Dwellings
1224 W Loyola Ave, Chicago IL
June 27, 2019

Dwellings is a collection of in-progress solos by choreographers Pepe Álvarez, Joanna Furnans, Anna Martine Whitehead, and Danielle Ross. Each of these works explore the body and the self in deep relationship to a myriad of other factors: to others, to the material landscape around us, to the past, and to audience. Curated by Danielle Ross as a collection, these works have an interesting potential to talk with and to illuminate one another. Ross is interested in the relationality of performance, and each of these artists deeply works with the body, the self, and the interior in relation to the multifaceted worlds it inhabits.



Pepe Álvarez
Land(e)scape


Land(e)scape is performance format I use to reactivate the performance codes I have found in my ongoing archival research of Puerto Rican experimental dance and performance art history; a personal archive I have collected obsessively over the past six years. As a queer decolonial act of myth-making it is also an attempt to place my body in relation to inanimate objects in order to bring back the immaterial substances of a collective, sensorial unconscious, always informed and contested by a long history of Puerto Rican anti-colonial struggles.

Pepe Álvarez is a Puerto Rican dance, theatre and performance artist that transform his obsession with obsolete dramatic structures into conceptual gestures and hybrid performance formats. For more information, please visit joseralvarezcolon.wixsite.

Image: This is NOT a piece by Viveca Vázquez by Pepe Álvarez, photo by Antonio Ramirez



Joanna Furnans
Doing Fine


Joanna Furnans is an independent dance artist based in Chicago. Her project, Doing Fine, is an evening-length solo performance resulting from a year of autobiographical writing and movement research developed in collaboration with five choreographers, a writer, a visual artist, and a sound designer. The creative research specifically explores themes of memory, specificity, vulnerability, habit, confusion, recovery, and commonplace. Doing Fine will premiere in Chicago in August 2019 at the artist’s studio, the grey space, with a site-specific installation and the compilation of the project’s selected writings.

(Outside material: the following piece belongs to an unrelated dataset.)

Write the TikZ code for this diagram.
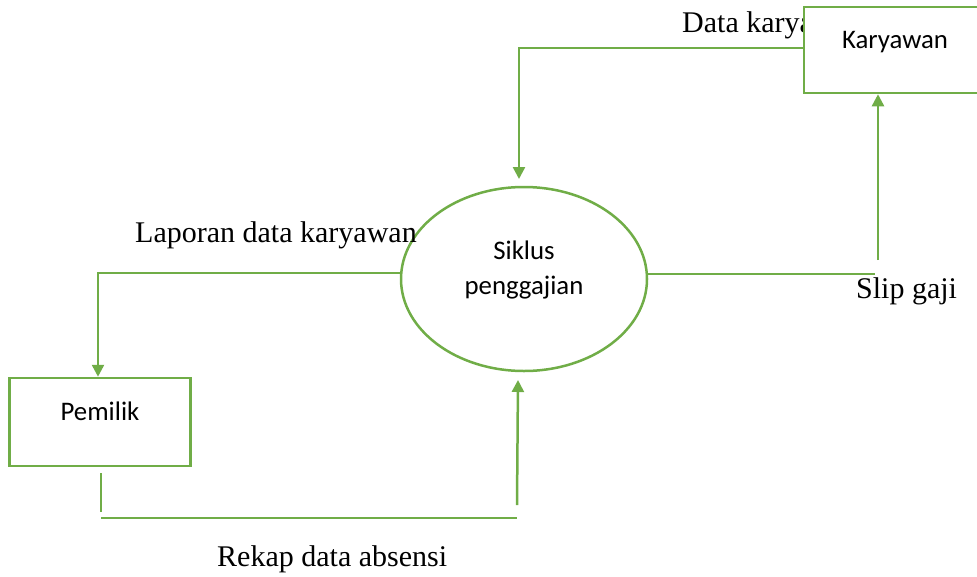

For more information, please visit joannafurnans.com.

Doing Fine is supported by the Illinois Arts Council Agency, The Yard, High Concept Labs, and a 2018 Chicago Dancemaker’s Forum Lab Artist Award.

Image: photo by Christine Wallers



Anna Martine Whitehead
Untitled


Continuing her exploration of architecture, improvisation, collectivity, and containment, Martine presents this funky little piece as an opportunity to share some practice. Generally speaking, Martine makes performances. She has been presented by venues including the Museum of Contemporary Art in Chicago; San José Museum of Art; Velocity Dance Center; Yerba Buena Center for the Arts; Chicago Cultural Center; Links Hall; AUNTS; and CounterPULSE. She has developed her craft by working in close collaboration with Onye Ozuzu, Jefferson Pinder, taisha paggett, Every house has a door, Keith Hennessy, BodyCartography Project, Julien Prévieux, and the Prison + Neighborhood Art Project, among others. For more information, please visit annamartine.com.

Image: photo by Sara Pooley



Danielle Ross
You Are Not Alone


Danielle Ross is a performance maker, curator, dancer, and scholar. She is on the board of the Creative Music Guild, co-curated the series Pure Surface and is co-founder of FRONT, a newspaper dedicated to dance and performance. She has worked with Linda Austin, Ayako Kato, Bouchra Ouizguen, Zoe|Juniper, Lu Yim, and others. Ross is a graduate student in Northwestern’s Performance Studies program. For more information, please visit daniellerossperformance.com.

You Are Not Alone is a meditation on how our bodies soak up those we move with; it explores the performing body as a collector. An experiment in the visual, voyeuristic elements of performance, it plays with how our relationships - you and I, you and you - are entangled in performance.